If someone is talking to him, asking him questions, he generally acts as though he is trying to back away from the phone. The receiver is held a bit away from his face as he tips his head in the other direction. The conversation usually has a number of statements of, “I don’t know.” Sometimes, he looks to me for guidance, but recently, he has started acting as if he has the answers the caller is seeking.
This evening, the phone rang. No surprise, it was dinnertime. Everyone else in the house was ignoring the phone when W said, “I’ll get it!” and walked to the phone on the wall. “Morristown, New Jersey,” he read from the caller id as he picked up the receiver. “Hullo?” he said in the deep voice that I no longer recognize as belonging to my youngest child.

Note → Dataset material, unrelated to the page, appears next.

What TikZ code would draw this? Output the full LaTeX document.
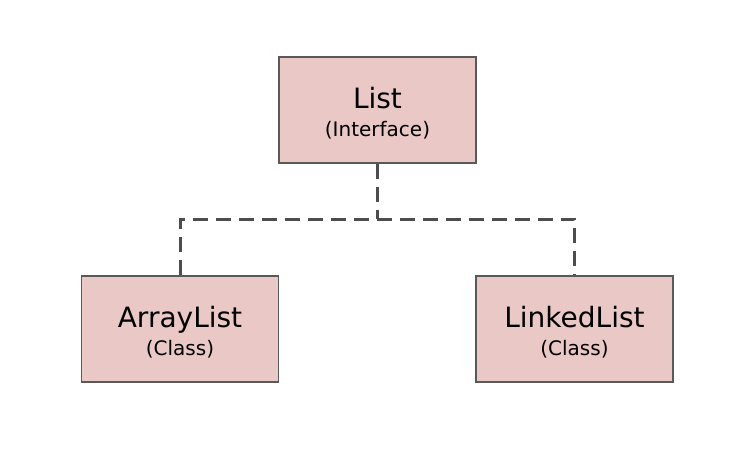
\documentclass[tikz,border=0pt]{standalone}
\usepackage{fontspec}
\setmainfont{DejaVu Sans}
\usetikzlibrary{positioning}

\definecolor{boxfill}{HTML}{EAC8C6}
\definecolor{boxline}{HTML}{595959}
\definecolor{linkline}{HTML}{4D4D4D}

% two lines: name and kind, with fixed struts so every box looks the same
\newcommand{\boxtext}[2]{{\fontsize{28}{0}\selectfont\rule[-11pt]{0pt}{42pt}#1}\\
    {\fontsize{20}{0}\selectfont\rule[-6pt]{0pt}{20pt}#2}}

\begin{document}
\begin{tikzpicture}[x=1pt, y=-1pt,
    classbox/.style={draw=boxline, line width=1.2pt, fill=boxfill, align=center,
        minimum width=197pt, minimum height=106pt, inner sep=0pt, text=black},
    link/.style={draw=linkline, line width=3pt, dash pattern=on 15pt off 8pt}]
    \useasboundingbox (0,0) rectangle (753,451);

    \node[classbox] (list) at (377.5,110) {\boxtext{List}{(Interface)}};
    \node[classbox] (arraylist) at (180,329) {\boxtext{ArrayList}{(Class)}};
    \node[classbox] (linkedlist) at (574.5,329) {\boxtext{LinkedList}{(Class)}};

    % Verzweigung unter List
    \coordinate (split) at (377.5,219);
    \draw[link] (list.south) -- (split);
    \draw[link] (arraylist.north) |- (split) -| (linkedlist.north);
\end{tikzpicture}
\end{document}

There was the customary pause as the caller made a pitch about something or other. And then the questioning began. W responded with a perfectly poised, “Well, I am not really sure.”
He listened some more. “I don’t know,” he said into the receiver. The caller, it seemed, was persistent in his pursuit of answers. Finally, I heard W say, “I’m not eligible to vote.”
I was close enough to the receiver to hear the far off voice of the caller respond, “I understand. Thank you for your time.” And he hung up.
W looked at me and smiled. “He asked me who I voted for, so I told him I wasn’t eligible to vote.” I just shook my head and rolled my eyes.
Clearly, the caller did not understand, as he said he did. If he truly understood, he would not have been trying to find out the vote cast by a fourteen-year-old boy.